Gemma Balkanstraße, Oida!
Ivana feiert ihren 18. Geburtstag lieber auf der Balkanstraße als in der Innenstadt. Eigentlich wohnt sie im 18. Bezirk, aber sie fühlt sich in den Lokalen auf der Ottakringer Straße wohl. "Die Leute sind super, die halten zu uns", sagt die Serbin, "außerdem wollen sie uns in den Schwabo-Lokalen eh nicht.
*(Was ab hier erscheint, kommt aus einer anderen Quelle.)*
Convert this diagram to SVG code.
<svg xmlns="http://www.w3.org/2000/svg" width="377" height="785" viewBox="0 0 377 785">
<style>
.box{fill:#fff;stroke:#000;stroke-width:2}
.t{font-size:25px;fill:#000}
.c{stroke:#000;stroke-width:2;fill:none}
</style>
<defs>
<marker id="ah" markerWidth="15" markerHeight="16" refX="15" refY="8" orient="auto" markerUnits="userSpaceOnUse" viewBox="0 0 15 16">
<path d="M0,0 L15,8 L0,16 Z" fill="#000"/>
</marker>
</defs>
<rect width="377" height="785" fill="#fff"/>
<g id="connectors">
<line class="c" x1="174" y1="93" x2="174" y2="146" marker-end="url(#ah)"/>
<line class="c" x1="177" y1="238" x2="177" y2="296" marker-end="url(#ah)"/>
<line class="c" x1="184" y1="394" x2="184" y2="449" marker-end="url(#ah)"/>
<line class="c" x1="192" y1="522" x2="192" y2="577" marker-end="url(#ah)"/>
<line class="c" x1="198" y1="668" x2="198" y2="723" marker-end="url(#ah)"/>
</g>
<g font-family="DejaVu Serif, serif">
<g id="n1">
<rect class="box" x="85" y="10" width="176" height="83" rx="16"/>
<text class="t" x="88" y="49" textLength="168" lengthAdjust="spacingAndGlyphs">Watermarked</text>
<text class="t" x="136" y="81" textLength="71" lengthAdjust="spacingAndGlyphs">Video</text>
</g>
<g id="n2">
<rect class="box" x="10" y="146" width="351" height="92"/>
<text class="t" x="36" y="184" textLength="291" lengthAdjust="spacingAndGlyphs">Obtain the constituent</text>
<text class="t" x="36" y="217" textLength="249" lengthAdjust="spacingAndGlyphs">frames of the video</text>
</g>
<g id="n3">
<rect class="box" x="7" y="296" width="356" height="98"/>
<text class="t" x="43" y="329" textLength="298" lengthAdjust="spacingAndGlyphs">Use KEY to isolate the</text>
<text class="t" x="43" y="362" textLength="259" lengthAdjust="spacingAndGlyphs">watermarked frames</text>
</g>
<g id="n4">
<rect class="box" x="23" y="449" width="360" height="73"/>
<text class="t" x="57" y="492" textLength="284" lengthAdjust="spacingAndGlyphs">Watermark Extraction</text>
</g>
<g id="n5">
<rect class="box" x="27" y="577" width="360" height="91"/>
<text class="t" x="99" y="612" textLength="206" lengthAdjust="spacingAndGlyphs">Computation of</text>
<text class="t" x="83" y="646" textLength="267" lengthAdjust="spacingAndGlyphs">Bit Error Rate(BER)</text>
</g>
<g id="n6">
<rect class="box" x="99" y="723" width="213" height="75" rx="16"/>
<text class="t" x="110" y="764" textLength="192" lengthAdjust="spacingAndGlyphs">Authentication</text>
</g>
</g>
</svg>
Die Kellner sind unfreundlich und oft bekommen wir keinen Tisch." Das Wort "Schwabo" ist Straßenslang und bezeichnet leicht abfällig Österreicher. "Ihr sagt ja auch Tschuschen zu uns", sagt eine lächelnde Ivana und geht wieder zurück ins Tanzcafé Laby. Hier sorgt Chef Dusan Stojanovic dafür, dass alle freundlich behandelt werden. Der kahlköpfige Bosnier begrüßt jeden neuen Gast mit einem Lächeln.
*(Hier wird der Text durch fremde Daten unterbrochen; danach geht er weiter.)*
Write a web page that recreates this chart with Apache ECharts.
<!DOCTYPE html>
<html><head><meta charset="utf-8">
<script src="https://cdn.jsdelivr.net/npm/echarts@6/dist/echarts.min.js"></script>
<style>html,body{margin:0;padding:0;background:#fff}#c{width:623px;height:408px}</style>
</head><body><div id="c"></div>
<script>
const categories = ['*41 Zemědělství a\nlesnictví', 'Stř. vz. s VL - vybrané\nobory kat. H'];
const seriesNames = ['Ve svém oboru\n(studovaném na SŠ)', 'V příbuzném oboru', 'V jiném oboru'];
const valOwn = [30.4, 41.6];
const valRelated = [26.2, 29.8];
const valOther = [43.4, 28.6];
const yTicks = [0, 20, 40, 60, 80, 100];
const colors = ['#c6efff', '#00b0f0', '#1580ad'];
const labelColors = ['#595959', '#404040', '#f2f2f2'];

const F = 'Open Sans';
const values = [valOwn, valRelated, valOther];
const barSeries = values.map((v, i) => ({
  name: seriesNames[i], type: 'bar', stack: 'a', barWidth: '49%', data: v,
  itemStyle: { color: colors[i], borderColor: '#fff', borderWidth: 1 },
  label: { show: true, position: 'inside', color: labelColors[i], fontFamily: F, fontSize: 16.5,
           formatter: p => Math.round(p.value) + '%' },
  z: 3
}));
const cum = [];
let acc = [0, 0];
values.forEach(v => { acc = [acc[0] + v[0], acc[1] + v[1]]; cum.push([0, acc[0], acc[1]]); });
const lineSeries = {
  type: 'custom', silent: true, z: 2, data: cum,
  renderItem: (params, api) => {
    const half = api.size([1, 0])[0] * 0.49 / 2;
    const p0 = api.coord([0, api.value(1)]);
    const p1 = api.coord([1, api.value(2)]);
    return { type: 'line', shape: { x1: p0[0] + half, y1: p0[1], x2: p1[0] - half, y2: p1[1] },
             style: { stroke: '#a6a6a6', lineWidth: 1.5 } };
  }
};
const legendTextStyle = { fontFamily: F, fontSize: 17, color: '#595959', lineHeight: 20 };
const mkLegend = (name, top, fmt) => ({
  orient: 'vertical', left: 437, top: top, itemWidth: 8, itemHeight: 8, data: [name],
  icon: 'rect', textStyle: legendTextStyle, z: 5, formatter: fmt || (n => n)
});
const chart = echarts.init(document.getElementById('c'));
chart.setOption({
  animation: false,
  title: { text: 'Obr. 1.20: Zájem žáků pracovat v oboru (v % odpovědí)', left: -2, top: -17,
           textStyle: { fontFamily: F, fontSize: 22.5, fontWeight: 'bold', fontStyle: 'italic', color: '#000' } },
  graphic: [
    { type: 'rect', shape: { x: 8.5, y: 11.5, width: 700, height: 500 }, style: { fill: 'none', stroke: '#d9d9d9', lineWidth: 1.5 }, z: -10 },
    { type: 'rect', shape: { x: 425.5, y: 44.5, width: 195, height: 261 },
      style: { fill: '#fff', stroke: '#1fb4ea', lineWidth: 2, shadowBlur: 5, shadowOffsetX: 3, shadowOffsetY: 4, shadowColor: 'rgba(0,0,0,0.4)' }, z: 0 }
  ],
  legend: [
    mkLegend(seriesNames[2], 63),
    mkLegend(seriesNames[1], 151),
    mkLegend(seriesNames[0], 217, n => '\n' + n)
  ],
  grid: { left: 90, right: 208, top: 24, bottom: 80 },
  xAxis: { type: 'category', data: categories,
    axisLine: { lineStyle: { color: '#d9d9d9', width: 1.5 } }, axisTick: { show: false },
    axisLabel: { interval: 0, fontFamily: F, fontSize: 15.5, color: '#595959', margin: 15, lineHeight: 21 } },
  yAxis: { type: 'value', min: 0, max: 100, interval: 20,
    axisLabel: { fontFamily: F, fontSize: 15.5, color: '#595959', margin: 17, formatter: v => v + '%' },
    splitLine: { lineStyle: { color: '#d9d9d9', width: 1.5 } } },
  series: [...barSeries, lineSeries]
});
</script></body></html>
Das Laby ist nur eines von rund 20 Lokalen auf der Ottakringer Straße, in dem junge Leute – die meisten mit Migrationshintergrund – am Wochenende feiern. In den letzten Jahren ist die Balkanstraße, vom Gürtel bis zur Ottakringer Brauerei, zu einem Hotspot einer selbstbewussten jungen Generation geworden. Hier feiern die Dusans und die Ivanas dieser Stadt zu Balkanpop und Turbofolk. Eine Party zwischen alter und neuer Heimat.
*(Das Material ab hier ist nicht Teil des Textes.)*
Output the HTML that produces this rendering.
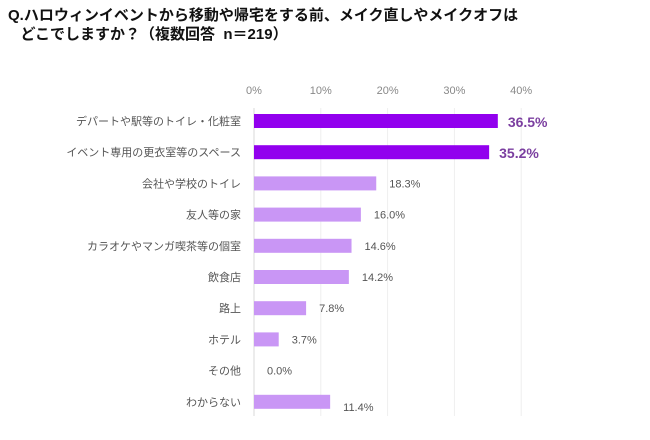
<!DOCTYPE html>
<html><head><meta charset="utf-8"><style>
body{margin:0;background:#fff;width:650px;height:440px;overflow:hidden;font-family:"Liberation Sans","Noto Sans CJK JP",sans-serif}
.t{position:absolute;left:8px;top:6px;font-size:15px;font-weight:bold;color:#111;line-height:19px;font-family:"Liberation Sans","Noto Sans CJK JP",sans-serif}
</style></head><body>
<div class="t">Q.ハロウィンイベントから移動や帰宅をする前、メイク直しやメイクオフは<br>&nbsp;&nbsp;&nbsp;どこでしますか？（複数回答&nbsp; n＝219）</div>
<svg id="c" width="650" height="440" style="position:absolute;left:0;top:0"></svg>
<script>
const categories=["デパートや駅等のトイレ・化粧室","イベント専用の更衣室等のスペース","会社や学校のトイレ","友人等の家","カラオケやマンガ喫茶等の個室","飲食店","路上","ホテル","その他","わからない"];
const values=[36.5,35.2,18.3,16.0,14.6,14.2,7.8,3.7,0.0,11.4];
const ticks=[0,10,20,30,40];
const highlight=[true,true,false,false,false,false,false,false,false,false];
const labelDy=[0,0,0,0,0,0,0,0,0,5];
const svg=document.getElementById('c');const NS='http://www.w3.org/2000/svg';
const x=v=>254+v*6.68;const y=i=>121+i*31.2;
function mk(t,a,txt){const e=document.createElementNS(NS,t);for(const k in a)e.setAttribute(k,a[k]);if(txt!=null)e.textContent=txt;svg.appendChild(e);return e;}
ticks.forEach(t=>{
 const g=mk('line',{x1:x(t),x2:x(t),y1:108,y2:416,stroke:t===0?'#d9d9d9':'#eeeeee','stroke-width':1});
 
 
 const l=mk('text',{x:x(t),y:94,'text-anchor':'middle','font-size':11,fill:'#888'},t+'%');
 
 
});
categories.forEach((c,i)=>{
 const cl=mk('text',{x:241,y:y(i)+4,'text-anchor':'end','font-size':11,fill:'#555'},c);
 
 
 const b=mk('rect',{x:x(0),y:y(i)-7,width:x(values[i])-x(0),height:14,fill:highlight[i]?'#9200ee':'#c996f5'});
 
 
 const vl=mk('text',{x:x(values[i])+(highlight[i]?10:13),y:y(i)+(highlight[i]?6:4)+labelDy[i],'font-size':highlight[i]?14:11,'font-weight':highlight[i]?'bold':'normal',fill:highlight[i]?'#7b3fa0':'#555'},values[i].toFixed(1)+'%');
 
 
});
</script>
</body></html>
Hohe Absätze, gezupfte Brauen
Es ist Samstagabend, 23.00 Uhr und die Lokale füllen sich. Vor den Clubs stehen mächtige Türsteher. Obwohl die Clique um Danijel, Elwin und Bosko mehr als eine Stunde brauchte, um sich zu stylen, dürfen sie nicht in den Club Chic. Die Türsteher schicken sie weg. "Dabei wollen wir nur Spaß, schöne Mädchen kennenlernen und abtanzen", sagt Danijel. Sein Freundeskreis besteht aus jungen Männern mit serbischen, bosnischen und kroatischen Wurzeln. Nun ziehen sie weiter, um endlich zu "Tschuschenmusik" zu tanzen. Nur eine Ecke weiter, im Café City, ist auch kein Platz mehr frei. "Hier verlieben sich die Mädels in uns", sagt ein Besucher lächelnd. Junge Frauen präsentieren hier ihre spitzen Absätze und Männer ihre gezupften Augenbrauen. Auch der junge Kroate Stipe ist top gestylt. " Im City sind wir Einheimische und man trifft Freunde, die man zuletzt in Serbien gesehen hat. Dazu die einheimische Musik. Man trinkt und hat Spaß.". Die Botschaft: Auf der Balkanstraße bleibt man gerne unter sich. "Schwabos" sind selten.
Parallelgesellschaft?
Kritiker wettern deshalb über Parallelgesellschaften, wenn sie von Szenetreffs wie der Balkanstraße sprechen. Integrationsexperte Kenan Güngör hält davon nichts. "Wir leben in einer Gesellschaft mit unterschiedlichen Milieus. Das ist Zeichen von Freiheit", sagt er. "Die Jugendlichen hören hier die Musik, die sie mögen, und unterhalten sich mit Menschen mit der gleichen Lebensrealität. Die Balkanstraße ist nur eine von vielen Parallelwelten in Wien."
Ähnlich sieht es ein Nachtschwärmer, der an diesem Samstag durch die Lokale zieht: "Früher hat es mehr Schlägereien gegeben. Die Leute waren vom Krieg verstört. Heute gibt es eine neue friedliche Generation." Auch im Laby geht es friedlich zu. Eine Band spielt Lieder von der Heimat. Der Chef Stojanovic sagt: "Wie viele andere fühle mich hier in Österreich mehr zu Hause als in Bosnien." Ivana nickt. Mittlerweile sind auch einige ihrer Schwabofreunde gekommen, um mit der Serbin gemeinsam Geburtstag zu feiern.